Will The 2016 Campaign Get Real Tonight?

Cleveland is the perfect place to talk about America's problems.

CLEVELAND -- The place, time, format and cast of Thursday night's first 2016 presidential candidate debate raise the central questions in our public life: Has politics become an irreversible self-parody, comprehensible only as cynical comedy?

Or is it still capable of addressing real problems, such as the decline of the middle class

Cleveland, Ohio, is the perfect place to begin looking for an answer: a proud, slowly advancing Rust Belt city in a state where median household incomes have fallen sharply in recent years -- and more slowly, but steadily, over a 30-year period.

The front page of Thursday morning's (Cleveland) Plain Dealer summarizes the gulf between show biz and real life. "It's GOP debate showtime," reads the headline above a gallery of caricatures of the 10 Republicans who will be on the main stage Thursday night. Right next to it is a story about falling wages.

The Republicans think they know what they are getting into by going to Cleveland, which is hosting this first debate and which, next July, will host the GOP national convention.

But while Democrats and Republicans alike have presided over the state's decades-long decline, it's the current governor and GOP presidential candidate, John Kasich, who will be in the hot seat if Ohio comes up tonight. He qualified, barely, to take part in the main event.

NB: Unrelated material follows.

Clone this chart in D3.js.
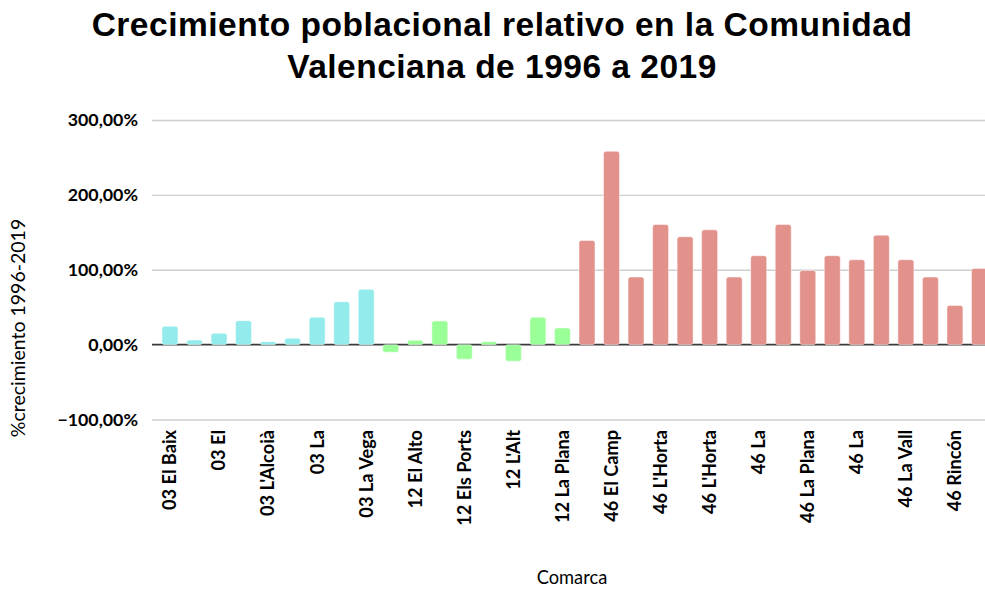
<!DOCTYPE html>
<html>
<head>
<meta charset="utf-8">
<script src="https://cdn.jsdelivr.net/npm/d3@7"></script>
<style>
  html, body { margin: 0; padding: 0; background: #fff; overflow: hidden; }
  svg { display: block; }
</style>
</head>
<body>
<svg id="chart" width="985" height="592"></svg>
<script>
// ---- data ----
const provinces = ["03","03","03","03","03","03","03","03","03",
                   "12","12","12","12","12","12","12","12",
                   "46","46","46","46","46","46","46","46","46","46","46","46","46","46","46","46","46"];
const tickLabels = ["03 El Baix","","03 El","","03 L'Alcoià","","03 La","","03 La Vega",
                    "","12 El Alto","","12 Els Ports","","12 L'Alt","","12 La Plana",
                    "","46 El Camp","","46 L'Horta","","46 L'Horta","","46 La","","46 La Plana",
                    "","46 La","","46 La Vall","","46 Rincón",""];
const growth = [24.4, 6.2, 15.1, 32.0, 4.0, 8.4, 36.4, 57.3, 73.8,
                -10.2, 5.8, 31.6, -19.6, 4.0, -22.2, 36.4, 22.2,
                139.1, 258.2, 90.2, 160.4, 144.0, 153.3, 90.2, 118.7, 160.4,
                99.1, 118.7, 113.3, 146.2, 113.3, 90.2, 52.4, 101.8];
const yTicks = [-100, 0, 100, 200, 300];
const provinceColors = {"03": "#93ECEB", "12": "#9BFF98", "46": "#E2918B"};

const title = ["Crecimiento poblacional relativo en la Comunidad", "Valenciana de 1996 a 2019"];
const yTitle = "%crecimiento 1996-2019";
const xTitle = "Comarca";

// ---- layout ----
const svg = d3.select("#chart");
const left = 152, step = 24.53, pIn = 0.35, pOut = 0.408;
const n = growth.length;
const right = left + step * (n - pIn + 2 * pOut);

const x = d3.scaleBand().domain(d3.range(n)).range([left, right])
  .paddingInner(pIn).paddingOuter(pOut);
const y = d3.scaleLinear().domain([-100, 300]).range([419.5, 120]);

const locale = d3.formatLocale({decimal: ",", thousands: ".", grouping: [3], currency: ["", "€"]});
const fmt = v => locale.format(".2f")(v) + "%";

const sans = "Lato, 'Open Sans', sans-serif";

// title
svg.append("text")
  .attr("x", 502).attr("y", 36)
  .attr("text-anchor", "middle")
  .attr("font-family", "'Liberation Sans', Arial, sans-serif")
  .attr("font-weight", "bold").attr("font-size", 33.5).attr("letter-spacing", 0.5).attr("fill", "#000")
  .selectAll("tspan").data(title).join("tspan")
  .attr("x", 502).attr("dy", (d, i) => i === 0 ? 0 : 42)
  .text(d => d);

// gridlines
const yAxis = d3.axisLeft(y).tickValues(yTicks).tickSize(-(right - left)).tickFormat(fmt).tickPadding(14);
const gy = svg.append("g").attr("transform", `translate(${left},0)`).call(yAxis);
gy.select(".domain").remove();
gy.selectAll(".tick line").attr("stroke", d => d === 0 ? "none" : "#cfcfcf").attr("stroke-width", 1.3);
gy.selectAll(".tick text")
  .attr("font-family", sans).attr("font-weight", "bold").attr("font-size", 17.8).attr("fill", "#000");

// zero line
svg.append("line")
  .attr("x1", left).attr("x2", right)
  .attr("y1", y(0)).attr("y2", y(0))
  .attr("stroke", "#3a3a3a").attr("stroke-width", 1.6);

// bars
svg.append("g").selectAll("rect").data(growth).join("rect")
  .attr("x", (d, i) => x(i))
  .attr("width", x.bandwidth())
  .attr("y", d => y(Math.max(0, d)))
  .attr("height", d => Math.abs(y(d) - y(0)))
  .attr("rx", 2.5).attr("ry", 2.5)
  .attr("fill", (d, i) => provinceColors[provinces[i]])
  .attr("stroke", "rgba(255,255,255,0.45)").attr("stroke-width", 1);

// x labels
const xAxis = d3.axisBottom(x).tickSize(0).tickPadding(0).tickFormat(i => tickLabels[i]);
const gx = svg.append("g").attr("transform", "translate(0,430)").call(xAxis);
gx.select(".domain").remove();
gx.selectAll(".tick text")
  .attr("transform", "rotate(-90)")
  .attr("text-anchor", "end")
  .attr("x", 0).attr("y", 0).attr("dy", "0.35em")
  .attr("font-family", sans).attr("font-weight", "bold").attr("font-size", 18.2).attr("fill", "#000");

// axis titles
svg.append("text")
  .attr("transform", "translate(25,328) rotate(-90)")
  .attr("text-anchor", "middle")
  .attr("font-family", sans).attr("font-size", 19.5).attr("fill", "#000")
  .text(yTitle);
svg.append("text")
  .attr("x", 572).attr("y", 584)
  .attr("text-anchor", "middle")
  .attr("font-family", sans).attr("font-size", 18.3).attr("fill", "#000")
  .text(xTitle);
</script>
</body>
</html>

With the presidential candidate debate season kicking off in Cleveland, Ohio Gov. John Kasich could find himself in the hot seat Thursday night.
With the presidential candidate debate season kicking off in Cleveland, Ohio Gov. John Kasich could find himself in the hot seat Thursday night.
Joe Skipper/Reuters

The real focus, of course, will be on Donald Trump, the gold-toned billionaire whose fact-free populist spiel is winning him support now -- even as it makes a mockery of political debate. The format tonight should limit his ability to trump the field, but the sheer number of people on stage will also make any true discussion all but impossible.

It seems all too appropriate that the Fox News/GOP show will air on the very same night that Jon Stewart ends his 16-year run as host of "The Daily Show," the chief aim of which was to make sense of politics by making ruthless fun of it. "The Daily Show" didn't create the public's cynical attitude, but it crystallized a whole generation's sense of politics as tolerable only if seen at an ironic distance.

And what of the people of Cleveland, a Democratic, union-oriented stronghold that Republicans think is ripe for the taking? Do the GOP's leading candidates have new proposals that are serious and that could work -- other than cutting taxes for the better-off and government services for all?

People will be listening, even if there is no Jon Stewart to parse what the candidates say, or don't say.